GIVEN INFORMATION

- - - - - - -

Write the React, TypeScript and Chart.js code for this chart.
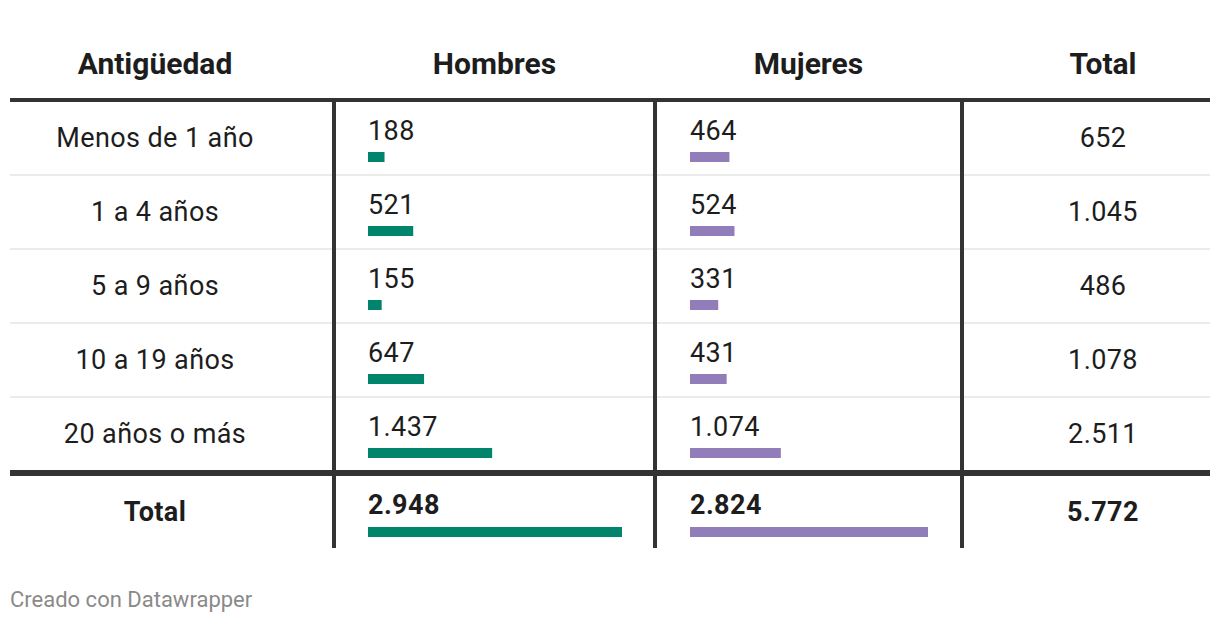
import React, { useEffect, useRef } from "react";
import { Chart, registerables } from "chart.js";

Chart.register(...registerables);

const headers = ["Antigüedad", "Hombres", "Mujeres", "Total"];
const categories = ["Menos de 1 año", "1 a 4 años", "5 a 9 años", "10 a 19 años", "20 años o más"];
const hombres = [188, 521, 155, 647, 1437];
const mujeres = [464, 524, 331, 431, 1074];
const totales = [652, 1045, 486, 1078, 2511];
const totalLabel = "Total";
const totalHombres = 2948;
const totalMujeres = 2824;
const totalGeneral = 5772;
const footer = "Creado con Datawrapper";

const GREEN = "#00846b";
const PURPLE = "#907dba";
const LINE = "#333333";
const TEXT = "#1d1d1d";
const FONT = "Roboto, 'Noto Sans', sans-serif";
const BODY_SIZE = 27;
const BODY_SPACING = "0.4px";

const fmt = (n: number) => String(n).replace(/\B(?=(\d{3})+(?!\d))/g, ".");

// layout
const LEFT = 10;
const RIGHT = 1210;
const V1 = 332, V2 = 653, V3 = 960, VW = 4;
const HEADER_LINE = 98;
const ROW0 = 102;
const ROW_PITCH = 74;
const ROW_H = 72;
const TOTAL_LINE = 470;
const TOTAL_ROW = 476;
const BOTTOM = 548;

const hCol = { left: V1 + VW, right: V2, pad: 32 };
const mCol = { left: V2 + VW, right: V3, pad: 33 };

function BarCell(props: { value: number; max: number; color: string; width: number; label: string }) {
  const ref = useRef<HTMLCanvasElement | null>(null);
  useEffect(() => {
    if (!ref.current) return;
    const chart = new Chart(ref.current, {
      type: "bar",
      data: {
        labels: [props.label],
        datasets: [
          {
            data: [props.value],
            backgroundColor: props.color,
            borderWidth: 0,
            barPercentage: 1,
            categoryPercentage: 1,
          },
        ],
      },
      options: {
        indexAxis: "y",
        animation: false,
        responsive: false,
        devicePixelRatio: 1,
        layout: { padding: 0 },
        plugins: { legend: { display: false }, tooltip: { enabled: false } },
        scales: {
          x: { display: false, min: 0, max: props.max },
          y: { display: false },
        },
      },
    });
    return () => chart.destroy();
  }, [props.value, props.max, props.color, props.width, props.label]);
  return <canvas ref={ref} width={props.width} height={10} style={{ display: "block" }} />;
}

export default function App() {
  const hMax = Math.max(totalHombres, ...hombres);
  const mMax = Math.max(totalMujeres, ...mujeres);
  const hW = 254;
  const mW = 238;

  const abs = (s: React.CSSProperties): React.CSSProperties => ({ position: "absolute", ...s });

  const rowTops = categories.map((_, i) => ROW0 + i * ROW_PITCH);

  const valueBlock = (
    key: string,
    value: number,
    max: number,
    color: string,
    col: { left: number; right: number; pad: number },
    w: number,
    top: number,
    bold: boolean,
    label: string,
    barOffset: number
  ) => (
    <React.Fragment key={key}>
      <div
        style={abs({
          left: col.left + col.pad,
          top: top + 14,
          height: 30,
          lineHeight: "30px",
          fontSize: BODY_SIZE,
          letterSpacing: BODY_SPACING,
          fontWeight: bold ? 700 : 400,
          whiteSpace: "nowrap",
          color: TEXT,
        })}
      >
        {fmt(value)}
      </div>
      <div style={abs({ left: col.left + col.pad, top: top + barOffset, width: w, height: 10 })}>
        <BarCell value={value} max={max} color={color} width={w} label={label} />
      </div>
    </React.Fragment>
  );

  const sideCell = (key: string, text: string, left: number, right: number, top: number, bold: boolean) => (
    <div
      key={key}
      style={abs({
        left,
        width: right - left,
        top,
        height: ROW_H,
        lineHeight: ROW_H + "px",
        fontSize: BODY_SIZE,
        letterSpacing: BODY_SPACING,
        fontWeight: bold ? 700 : 400,
        textAlign: "center",
        whiteSpace: "nowrap",
      })}
    >
      {text}
    </div>
  );

  const PADS = 32;

  return (
    <div
      style={{
        position: "absolute",
        left: 0,
        top: 0,
        width: 1220,
        height: 624,
        background: "#ffffff",
        fontFamily: FONT,
        color: TEXT,
        overflow: "hidden",
      }}
    >
      {/* headers */}
      {[
        { t: headers[0], l: LEFT, r: V1 - PADS },
        { t: headers[1], l: hCol.left, r: hCol.right },
        { t: headers[2], l: mCol.left, r: mCol.right },
        { t: headers[3], l: V3 + VW + PADS, r: RIGHT },
      ].map((h, i) => (
        <div
          key={"h" + i}
          style={abs({
            left: h.l,
            width: h.r - h.l,
            top: 44,
            height: 40,
            lineHeight: "40px",
            fontSize: 30,
            fontWeight: 700,
            textAlign: "center",
            color: TEXT,
          })}
        >
          {h.t}
        </div>
      ))}

      {/* row separators */}
      {rowTops.slice(1).map((t, i) => (
        <div key={"s" + i} style={abs({ left: LEFT, width: RIGHT - LEFT, top: t - 2, height: 2, background: "#ebebeb" })} />
      ))}

      {/* header & total lines */}
      <div style={abs({ left: LEFT, width: RIGHT - LEFT, top: HEADER_LINE, height: 4, background: LINE })} />
      <div style={abs({ left: LEFT, width: RIGHT - LEFT, top: TOTAL_LINE, height: 6, background: LINE })} />

      {/* vertical lines */}
      {[V1, V2, V3].map((x, i) => (
        <div key={"v" + i} style={abs({ left: x, width: VW, top: HEADER_LINE + 4, height: BOTTOM - HEADER_LINE - 4, background: LINE })} />
      ))}

      {/* body rows */}
      {categories.map((c, i) => {
        const top = rowTops[i];
        return (
          <React.Fragment key={"r" + i}>
            {sideCell("c" + i, c, LEFT, V1 - PADS, top, false)}
            {valueBlock("hb" + i, hombres[i], hMax, GREEN, hCol, hW, top, false, c, 50)}
            {valueBlock("mb" + i, mujeres[i], mMax, PURPLE, mCol, mW, top, false, c, 50)}
            {sideCell("t" + i, fmt(totales[i]), V3 + VW + PADS, RIGHT, top, false)}
          </React.Fragment>
        );
      })}

      {/* total row */}
      {sideCell("tl", totalLabel, LEFT, V1 - PADS, TOTAL_ROW, true)}
      {valueBlock("ht", totalHombres, hMax, GREEN, hCol, hW, TOTAL_ROW, true, totalLabel, 51)}
      {valueBlock("mt", totalMujeres, mMax, PURPLE, mCol, mW, TOTAL_ROW, true, totalLabel, 51)}
      {sideCell("tg", fmt(totalGeneral), V3 + VW + PADS, RIGHT, TOTAL_ROW, true)}

      {/* footer */}
      <div style={abs({ left: LEFT, top: 585, height: 30, lineHeight: "30px", fontSize: 22, color: "#8a8a8a", whiteSpace: "nowrap" })}>
        {footer}
      </div>
    </div>
  );
}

- - - - - - -

DIRECTIONS
Every line from the top of the material above through the line with "Chart.register(...registerables);" should be duplicated exactly, please; leave out the pictures.

EXERCISE RESPONSE
Write the React, TypeScript and Chart.js code for this chart.
import React, { useEffect, useRef } from "react";
import { Chart, registerables } from "chart.js";

Chart.register(...registerables);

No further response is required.